An example is that public–private partnerships and industry engagement are something that is clearly necessary for us within academia. We can make great discoveries, but we’re not built to disseminate this out into the public across multiple markets; we have to partner with industry to actually make that impact happen. It needs to be coming from across fields. As the chair of WinC-AlinC, I would encourage any organisation to reach out and engage with us. We’re very open to networking and partnering. For example, we have partnered with multiple organisations across radiation oncology to hold a joint hybrid meeting at the American Society for Radiation Oncology (ASTRO) Annual Meeting for the past 2 years, and we’ve had other ones aligned with various cancer meetings including the American Society for Clinical Oncology (ASCO) and the Canadian Clinical Trials Group (CCTG). We’ve had interest from people outside of cancer, although we are called Women in Cancer-All in Cancer, because I think that everyone is realising that the resources and the approaches that we’re taking from interactive workshops, fireside chats, and dynamic panels to leadership training is something that is applicable to their domains, regardless of where they are.
Looking ahead, what excites you most about the future of radiation oncology and quantitative imaging, and how do you see data enabling more personalised, precise, and equitable care over the next 5–10 years?
I think that integrating the quantitative imaging aspects, teasing out in vivo biology, and really pushing the breadth of what we can manipulate and achieve with radiation delivery could be very transformative. We’re just scratching the surface of all that we can do with how we’re actually delivering radiation.
Today, we’ve become very good at delivering radiation with a high degree of precision to exactly where we want it and currently it is largely delivered with what we call standard fractionation, hypofractionation, and stereotactic radiosurgery schedules.

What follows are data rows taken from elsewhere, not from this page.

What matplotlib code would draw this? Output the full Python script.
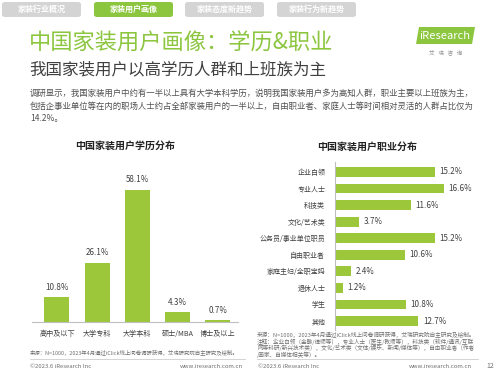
import matplotlib
matplotlib.use('Agg')
import matplotlib.pyplot as plt
from matplotlib.patches import FancyBboxPatch, Polygon
from matplotlib.lines import Line2D

plt.rcParams['font.family'] = ['Noto Sans CJK SC', 'DejaVu Sans']

# 学历分布
eduLabels = ['高中及以下', '大学专科', '大学本科', '硕士/MBA', '博士及以上']
eduValues = [10.8, 26.1, 58.1, 4.3, 0.7]

# 职业分布
jobLabels = ['企业白领', '专业人士', '科技类', '文化/艺术类', '公务员/事业单位职员',
             '自由职业者', '家庭主妇/全职宝妈', '退休人士', '学生', '其他']
jobValues = [15.2, 16.6, 11.6, 3.7, 15.2, 10.6, 2.4, 1.2, 10.8, 12.7]

tabs = ['家装行业概况', '家装用户画像', '家装态度新趋势', '家装行为新趋势']

W, H = 500, 375
GREEN = '#8cc63f'
BAR = '#9cc73a'
DARK = '#404040'


def fx(x):
    return x / W


def fy(y):
    return 1 - y / H


def axes_px(fig, x0, y0, x1, y1):
    return fig.add_axes([fx(x0), fy(y1), (x1 - x0) / W, (y1 - y0) / H])


fig = plt.figure(figsize=(5, 3.75), dpi=100)
fig.patch.set_facecolor('white')

# tabs
tabX = [0, 92, 183, 275]
for i, t in enumerate(tabs):
    col = GREEN if i == 1 else '#d4d4d4'
    fig.patches.append(FancyBboxPatch((fx(tabX[i] + 2), fy(17)), 79 / W, 15 / H,
                                      boxstyle='round,pad=0,rounding_size=0.006',
                                      transform=fig.transFigure, fc=col, ec='none'))
    fig.text(fx(tabX[i] + 41.5), fy(9.5), t, color='white', fontsize=5.8,
             fontweight='bold', ha='center', va='center')

# title block
fig.text(fx(29), fy(43), '中国家装用户画像：学历&职业', color=GREEN, fontsize=16,
         ha='left', va='center')
fig.text(fx(29), fy(70), '我国家装用户以高学历人群和上班族为主', color=DARK,
         fontsize=11.9, ha='left', va='center')
body = ['调研显示，我国家装用户中约有一半以上具有大学本科学历，说明我国家装用户多为高知人群，职业主要以上班族为主，',
        '包括企事业单位等在内的职场人士约占全部家装用户的一半以上，自由职业者、家庭人士等时间相对灵活的人群占比仅为',
        '14.2%。']
for i, line in enumerate(body):
    fig.text(fx(30), fy(93 + 13 * i), line, color='#505050', fontsize=6.05,
             ha='left', va='center')

# logo
fig.patches.append(Polygon([(fx(416), fy(44)), (fx(472), fy(44)), (fx(475), fy(27)),
                            (fx(419), fy(27))], closed=True, transform=fig.transFigure,
                           fc=GREEN, ec='none'))
fig.text(fx(445), fy(36), 'iResearch', color='white', fontsize=8, ha='center',
         va='center')
fig.text(fx(446), fy(52), '艾   瑞   咨   询', color='#909090', fontsize=4,
         ha='center', va='center')

# left chart
fig.text(fx(125), fy(146), '中国家装用户学历分布', color='#222222', fontsize=7.2,
         fontweight='bold', ha='center', va='center')
ax1 = axes_px(fig, 32, 160, 238, 322)
xs = range(len(eduValues))
ax1.bar(xs, eduValues, width=0.62, color=BAR)
for x, v in zip(xs, eduValues):
    ax1.text(x, v + 2.5, f'{v}%', ha='center', va='bottom', fontsize=5.8, color=DARK)
ax1.set_xlim(-0.62, 4.5)
ax1.set_ylim(0, 71.3)
for s in ['top', 'right', 'left']:
    ax1.spines[s].set_visible(False)
ax1.spines['bottom'].set_color('#bfbfbf')
ax1.set_yticks([])
ax1.set_xticks(list(xs))
ax1.set_xticklabels(eduLabels, fontsize=5.1, color=DARK)
ax1.tick_params(axis='x', length=0, pad=6)

fig.text(fx(30), fy(352), '来源：N=1000，2023年4月通过iClick线上问卷调研获得，艾瑞研究院自主研究及绘制。',
         fontsize=3.9, color='#707070', ha='left', va='center')
fig.lines.append(Line2D([fx(30), fx(245)], [fy(359), fy(359)], transform=fig.transFigure,
                        color='#cccccc', lw=0.6))
fig.text(fx(30), fy(367), '©2023.6 iResearch Inc', fontsize=4.3, color='#707070',
         ha='left', va='center')
fig.text(fx(243), fy(367), 'www.iresearch.com.cn', fontsize=4.3, color='#707070',
         ha='right', va='center')

# right chart
fig.text(fx(367), fy(147), '中国家装用户职业分布', color='#222222', fontsize=7.2,
         fontweight='bold', ha='center', va='center')
ax2 = axes_px(fig, 335, 162, 495, 330)
ys = range(len(jobValues))
ax2.barh(ys, jobValues, height=0.6, color=BAR)
for y, v in zip(ys, jobValues):
    ax2.text(v + 0.7, y, f'{v}%', ha='left', va='center', fontsize=5.8, color=DARK)
ax2.set_xlim(0, 24.4)
ax2.set_ylim(9.54, -0.6)
for s in ['top', 'right', 'bottom']:
    ax2.spines[s].set_visible(False)
ax2.spines['left'].set_color('#bfbfbf')
ax2.set_xticks([])
ax2.set_yticks(list(ys))
ax2.set_yticklabels(jobLabels, fontsize=5.0, color=DARK)
ax2.tick_params(axis='y', length=0, pad=7)

notes = ['来源：N=1000，2023年4月通过iClick线上问卷调研获得，艾瑞研究院自主研究及绘制。',
         '注释：企业白领（金融/律师等），专业人士（医生/教师等），科技类（软件/通讯/互联',
         '网等科研/新兴技术类），文化/艺术类（文体/娱乐、新闻/媒体等），自由职业者（作者',
         '/画家、自媒体相关等）。']
for i, n in enumerate(notes):
    fig.text(fx(257), fy(335 + 6.5 * i), n, fontsize=4.1, color='#707070',
             ha='left', va='center')
fig.lines.append(Line2D([fx(257), fx(478)], [fy(359), fy(359)], transform=fig.transFigure,
                        color='#cccccc', lw=0.6))
fig.text(fx(258), fy(367), '©2023.6 iResearch Inc', fontsize=4.3, color='#707070',
         ha='left', va='center')
fig.text(fx(472), fy(367), 'www.iresearch.com.cn', fontsize=4.3, color='#707070',
         ha='right', va='center')
fig.text(fx(490), fy(366), '12', fontsize=5, color='#707070', ha='center', va='center')

plt.savefig('out.png', dpi=100)
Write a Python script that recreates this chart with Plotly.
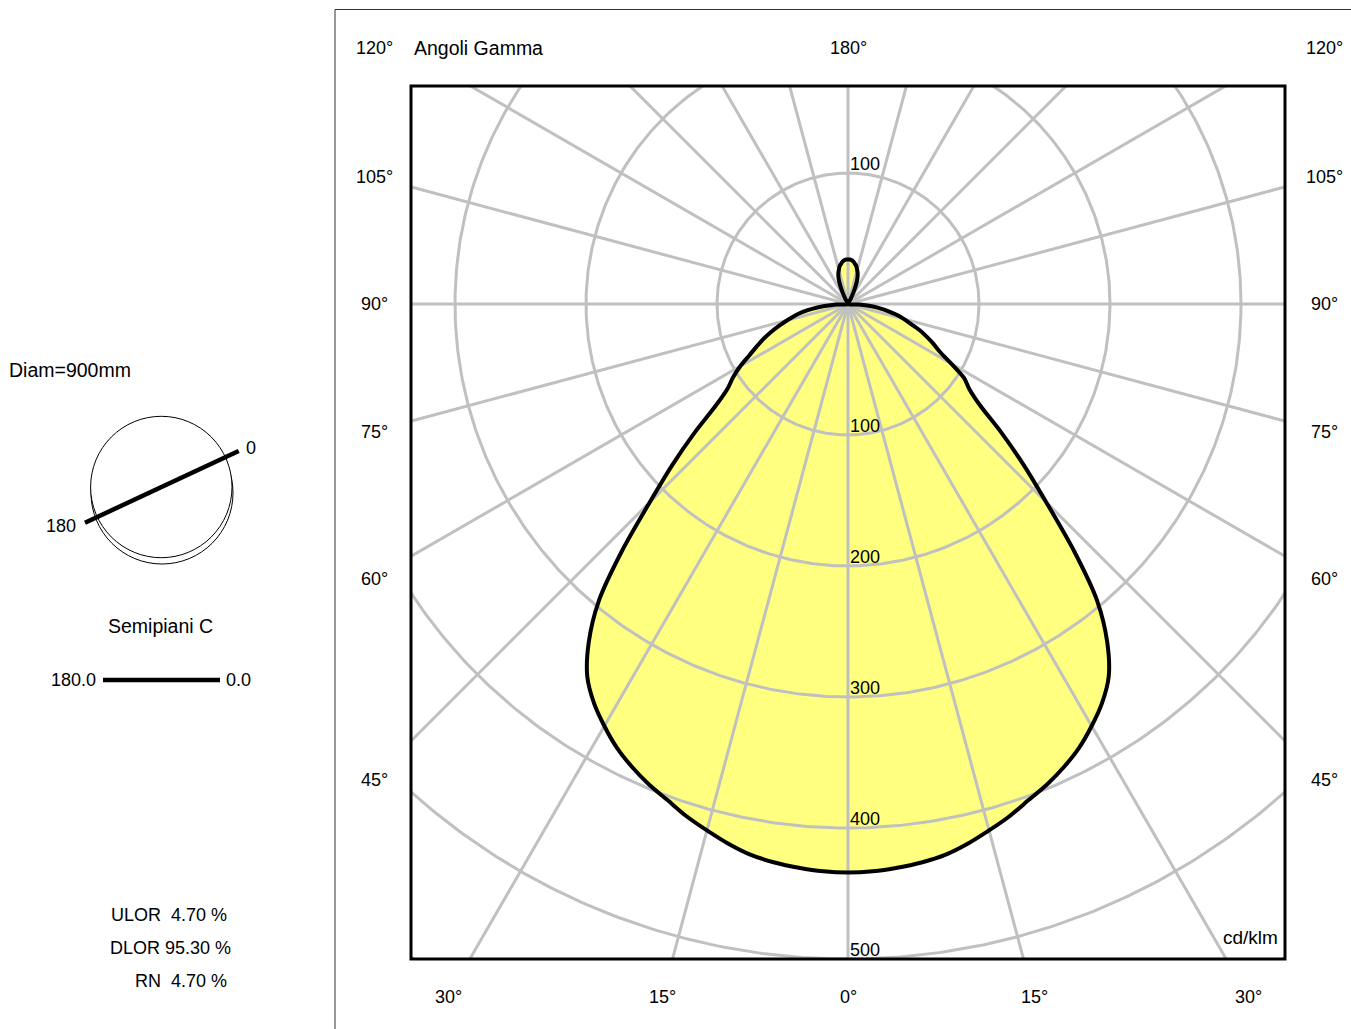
import numpy as np
import plotly.graph_objects as go

# ---------------- data ----------------
gamma_deg = [0, 2.5, 5, 7.5, 10, 12.5, 15, 17.5, 20, 22.5, 25, 27.5, 30, 32.5,
             35, 37.5, 40, 42.5, 45, 47.5, 50, 52.5, 55, 57.5, 60, 62.5, 65,
             67.5, 70, 72.5, 75, 77.5, 80, 82.5, 85, 87.5, 90, 95, 100, 105,
             110, 115, 120, 125, 130, 135, 140, 145, 150, 152.5, 155, 157.5,
             160, 162.5, 165, 167.5, 170, 172.5, 175, 177.5, 180]

cd_c0 = [434, 433.5, 432, 430, 427, 422, 416, 410, 403, 397, 390, 382, 372, 361,
         347, 325, 296, 255, 214, 182, 153, 127, 113, 105, 91, 79, 72,
         65, 58, 50, 44, 38, 31, 24, 16, 8, 0, 0, 0, 0,
         0, 0, 0, 0, 0, 0, 0, 0, 0, 4, 10, 16,
         21, 24.5, 27, 29.5, 31, 32.5, 33.5, 34, 34]

cd_c180 = [434, 433.5, 432, 430, 427, 422, 416, 410, 403, 397, 390, 382, 372, 361,
           347, 325, 296, 255, 214, 182, 153, 127, 112, 104, 95, 85, 77,
           70, 62.5, 55, 48, 42, 35, 27, 18, 9, 0, 0, 0, 0,
           0, 0, 0, 0, 0, 0, 0, 0, 0, 4, 10, 16,
           21, 24.5, 27, 29.5, 31, 32.5, 33.5, 34, 34]

grid_radii = [100, 200, 300, 400, 500, 600, 700]
grid_spokes_deg = list(range(0, 360, 15))
radial_labels_down = [100, 200, 300, 400, 500]
radial_labels_up = [100]

side_labels = ["120°", "105°", "90°", "75°", "60°", "45°"]
bottom_labels = ["30°", "15°", "0°", "15°", "30°"]

ulor, dlor, rn = 4.70, 95.30, 4.70

# ---------------- layout geometry (pixels) ----------------
FW, FH = 1351, 1029
L, R, T, B = 411, 1285, 86, 959
W, H = R - L, B - T
PX_PER_CD = 1.31
CX, CY = 848, 304

def px(p):
    return (p - L) / W

def py(p):
    return (B - p) / H

x_range = [-(CX - L) / PX_PER_CD, (R - CX) / PX_PER_CD]
y_range = [-(B - CY) / PX_PER_CD, (CY - T) / PX_PER_CD]

FONT = "Liberation Sans, Arial, Helvetica, sans-serif"
GRID = "#c0c0c0"

# ---------------- curve ----------------
g = np.radians(np.array(gamma_deg, dtype=float))
r0 = np.array(cd_c0, dtype=float)
r180 = np.array(cd_c180, dtype=float)
xs = np.concatenate([r0 * np.sin(g), -(r180 * np.sin(g))[::-1]])
ys = np.concatenate([-r0 * np.cos(g), -(r180 * np.cos(g))[::-1]])
keep = [0]
for i in range(1, len(xs)):
    if abs(xs[i] - xs[keep[-1]]) > 1e-6 or abs(ys[i] - ys[keep[-1]]) > 1e-6:
        keep.append(i)
xs, ys = xs[keep], ys[keep]

fig = go.Figure()

# fill
fig.add_trace(go.Scatter(x=xs, y=ys, mode="lines", fill="toself",
                         fillcolor="#ffff80",
                         line=dict(width=0, color="#ffff80", shape="spline", smoothing=0.8),
                         hoverinfo="skip"))

# grid circles
th = np.linspace(0, 2 * np.pi, 721)
for rr in grid_radii:
    fig.add_trace(go.Scatter(x=rr * np.cos(th), y=rr * np.sin(th), mode="lines",
                             line=dict(color=GRID, width=3), hoverinfo="skip"))
# spokes
for a in grid_spokes_deg:
    ar = np.radians(a)
    fig.add_trace(go.Scatter(x=[0, 900 * np.sin(ar)], y=[0, -900 * np.cos(ar)], mode="lines",
                             line=dict(color=GRID, width=3), hoverinfo="skip"))

# curve outline
fig.add_trace(go.Scatter(x=xs, y=ys, mode="lines",
                         line=dict(color="black", width=4, shape="spline", smoothing=0.8),
                         hoverinfo="skip"))

ann = []
def text(t, x, y, xanchor="center", yanchor="middle", xref="paper", yref="paper", size=18, yshift=0):
    ann.append(dict(text=t, x=x, y=y, xref=xref, yref=yref, xanchor=xanchor, yshift=yshift,
                    yanchor=yanchor, showarrow=False, font=dict(family=FONT, size=size, color="black")))

# radial value labels
for v in radial_labels_down:
    text(str(v), 0, -v, xanchor="left", yanchor="bottom", xref="x", yref="y", yshift=-3)
for v in radial_labels_up:
    text(str(v), 0, v, xanchor="left", yanchor="bottom", xref="x", yref="y", yshift=-3)

# gamma labels
side_y = [48, 177, 304, 432, 579, 780]
for t, yy in zip(side_labels, side_y):
    text(t, px(374), py(yy))
    text(t, px(1324), py(yy))
text("180°", px(848), py(48))
text("Angoli Gamma", px(412), py(48), xanchor="left", size=19.5)
bottom_x = [448, 662, 848, 1034, 1248]
for t, xx in zip(bottom_labels, bottom_x):
    text(t, px(xx), py(997))
text("cd/klm", px(1280), py(950), xanchor="right", yanchor="bottom", size=19)

# left panel
text("Diam=900mm", px(7), py(370), xanchor="left", size=19.5)
text("0", px(251), py(448))
text("180", px(61), py(526))
text("Semipiani C", px(161), py(626), size=19.5)
text("180.0", px(73), py(680))
text("0.0", px(238), py(680))
text(f"ULOR  {ulor:.2f} %", px(229), py(915), xanchor="right")
text(f"DLOR {dlor:.2f} %", px(233), py(948), xanchor="right")
text(f"RN  {rn:.2f} %", px(229), py(981), xanchor="right")

shapes = []
# plot box
shapes.append(dict(type="rect", xref="paper", yref="paper", x0=0, y0=0, x1=1, y1=1,
                   line=dict(color="black", width=3), layer="above"))
# outer frame lines
shapes.append(dict(type="line", xref="paper", yref="paper", x0=px(335), y0=py(9.5), x1=px(1352), y1=py(9.5),
                   line=dict(color="#333333", width=1)))
shapes.append(dict(type="line", xref="paper", yref="paper", x0=px(335), y0=py(9.5), x1=px(335), y1=py(1030),
                   line=dict(color="#333333", width=1)))
# luminaire glyph
shapes.append(dict(type="circle", xref="paper", yref="paper", x0=px(162 - 71), y0=py(493 - 71),
                   x1=px(162 + 71), y1=py(493 + 71), line=dict(color="black", width=1)))
shapes.append(dict(type="circle", xref="paper", yref="paper", x0=px(161.3 - 70.7), y0=py(487 - 70.7),
                   x1=px(161.3 + 70.7), y1=py(487 + 70.7), line=dict(color="black", width=1),
                   fillcolor="white"))
shapes.append(dict(type="line", xref="paper", yref="paper", x0=px(85), y0=py(522.7), x1=px(238.7), y1=py(451),
                   line=dict(color="black", width=4.5)))
shapes.append(dict(type="line", xref="paper", yref="paper", x0=px(103), y0=py(680), x1=px(220), y1=py(680),
                   line=dict(color="black", width=4.5)))

fig.update_layout(
    width=FW, height=FH,
    margin=dict(l=L, r=FW - R, t=T, b=FH - B, pad=0),
    paper_bgcolor="white", plot_bgcolor="white",
    showlegend=False,
    xaxis=dict(range=x_range, visible=False, fixedrange=True),
    yaxis=dict(range=y_range, visible=False, fixedrange=True),
    annotations=ann, shapes=shapes,
    font=dict(family=FONT, size=18, color="black"),
)

fig.write_html("out.html", config={"displayModeBar": False},
               post_script="document.body.style.margin='0';document.body.style.overflow='hidden';")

But there are emerging approach such as FLASH radiotherapy, delivering ultra-high doses of radiation at super speeds, and lattice radiotherapy, delivering a mesh where some areas are treated and others are intentionally spared to have different effects on the tumour, normal tissues, and immune response. These capabilities simply weren’t technically feasible if you rewound 15 years, but they are possible today.
Beyond the physical rate and shape of the delivery, there are still many other ways to affect the biology. How many ways can we actually modulate the dose of radiation each day or each week to certain areas while avoiding others? What portions should we be sparing? Where are the immune cells sitting or circulating? There’s a lot of potential to unpack there, and I think that’s really exciting. Once we start thinking about individualising that for each patient, feeding in and calibrating models to individual patient data, we’re no longer saying this is a protocol that everyone goes through. We’re taking the data from one patient, and fine-tuning that radiation treatment plan biologically, not just spatially, where we’re targeting the tumour, but biologically manipulating how we’re delivering that radiation to maximise the outcomes in terms of controlling or eradicating the tumour and minimising the side effects. We’re just getting started making dramatic changes in the outcomes of radiotherapy. Not that they’re not already exciting, but I think we’re just getting started. Now is really an exciting time.